MLK’s Final Sunday Sermon

WASHINGTON, D.C. — The Washington National Cathedral is well known for its neo-gothic architecture, stunning stained glass and its rich history. It’s hosted multiple State Funerals for presidents such as Dwight Eisenhower, Ronald Reagan and Gerald Ford, and memorial services for several others. 

The Cathedral is also an integral piece to the legacy of Dr. Martin Luther King Jr.  

In front of the Washington National Cathedral sits the Canterbury Pulpit. Dr. King delivered his final Sunday sermon from the massive stone pulpit on March 31, 1968. 

The title of King’s sermon was “Remaining Awake Through a Great Revolution.” 

“We stand in the most segregated hour of America,” said King from the pulpit over 55 years ago. 

“It was an uneasy time, there was war going on,” said Reverend Leonard Hamlin Sr., Canon Missioner at the Washington National Cathedral. 

It was the height of the civil rights era and the Vietnam War. Rev. Hamlin says it was a critical time for U.S. decisionmakers. 

“What are the decisions that really reflected the democratic principles, the kind of reputation that we wanted the country wanted to hold in the world,” said Rev. Hamlin. 

“Mankind must put an end to war, or war will put an end to mankind,” said King in the sermon. 

The Washington National Cathedral has archived audio of King’s sermon, which centered around unifying and staying present during the fight for civil rights, economic prosperity and peace.  

“Having his voice here presented an opportunity not only for the country to move forward, but even for some just to begin to consider how we live together and work together and build a community together,” said Rev. Hamlin. 

Five days after King’s sermon, a memorial service was held at the very same cathedral he preached just a few days earlier. King was assassinated on April 4, 1968, in Memphis, TN, where he was joining sanitation workers to fight for better working conditions and economic equality. 

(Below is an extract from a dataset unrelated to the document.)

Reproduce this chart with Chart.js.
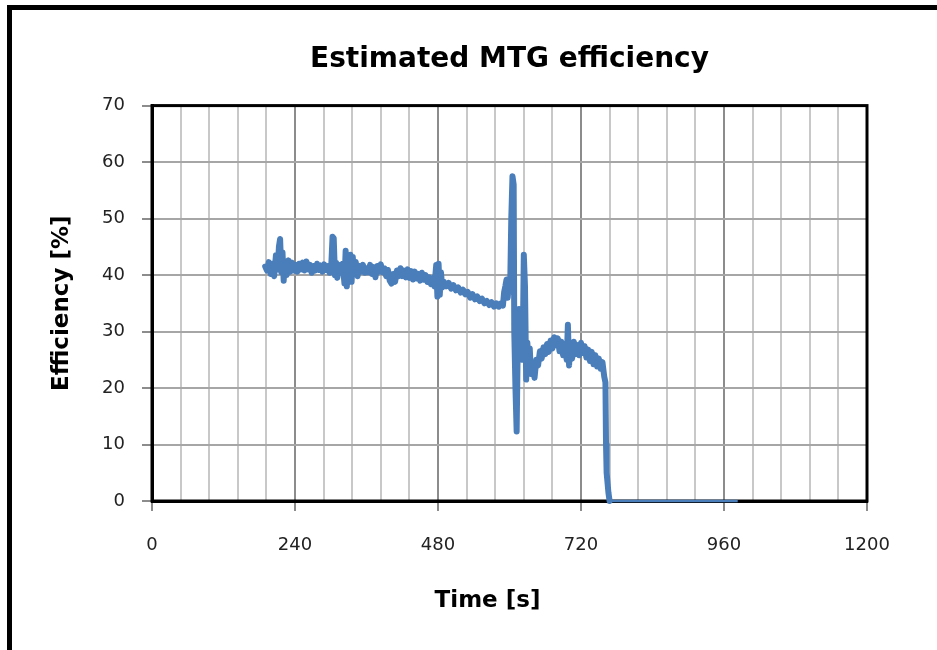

“No one was anticipating that that would take place or how it would affect the country. We all struggle at times to be present in every moment. So, in that moment where we really listening to his sermon about staying awake,” said Rev. Hamlin. 

Rev. Hamlin believes King’s message is just as important now as it was over 55 years ago. 

“To engage each other, to build relationships with each other, to love one another, to really not just have it in word, but to make sure that we are turning those words into action,” said Rev. Hamlin. “We should try to love our neighbors as ourselves. We should ground ourselves in the way of love. To not be afraid to simply talk and greet with one another. We cannot make progress until we have a connection with one another.”